US researchers have studied the concentration of zinc oxide nanoparticles in canned foods and their effects on health. They found that the the zinc contained in canned foods decreases the absorption of nutrients by the intestine.
Canned foods contain zinc oxide in the form of nanoparticles. It is used for its antimicrobial properties and to prevent the staining of sulfur-producing foods. However no study had so been conducted on the amount of nanoparticles that is found in the food and if their presence has an effect on our health.
To bring light on the issue, researchers at the University of Binghamton therefore wanted to dig a little deeper. They found that these nanoparticles have consequences on out digestive system. The results of their work appeared in the journal Food and Function.
At first, the researchers wanted to know the concentration of zinc oxide in canned foods such as tuna, corn or asparagus. They found that canned foods can have up to 100 times the daily dietary zinc intake.
In order to observe the effects on the digestive tract, the scientists put a small intestine model in a cell culture. The cells were then exposed to realistic doses of zinc oxide nanoparticles and subjected to digestion simulation. The goal was to observe the transformation that these nanoparticles could undergo during digestion.

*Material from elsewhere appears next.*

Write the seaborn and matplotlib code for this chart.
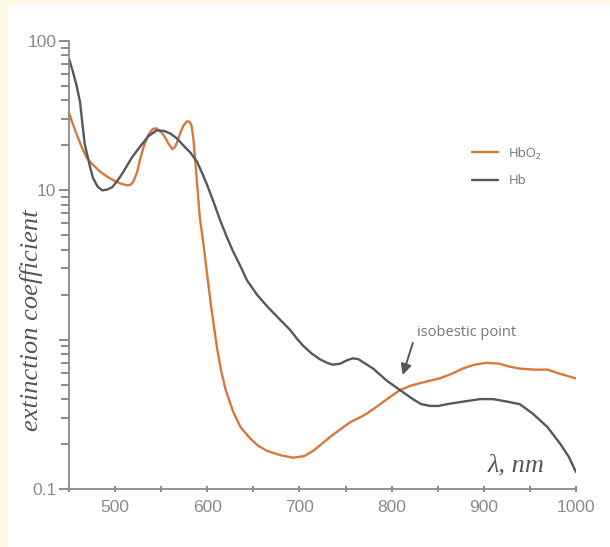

The researchers discovered that zinc oxide can alter how the intestine absorbs nutrients, as well as the expression of intestinal genes and proteins. Indeed, the nanoparticles tend to attach themselves to the intestinal wall and can cause remodeling or loss of microvilli — fine cellular extensions of cylindrical shape about 1 to 2 micrometers in length that can increase absorption. This loss of surface can lead to a decrease in nutrient absorption.
The nanoparticles, in high doses, could also increase the permeability of the intestine, by passing in the blood compounds which should not be found there.
The long-term consequences have not yet been studied. After these first observations on cell cultures, researchers are now studying the effects of these nanoparticles on an animal model.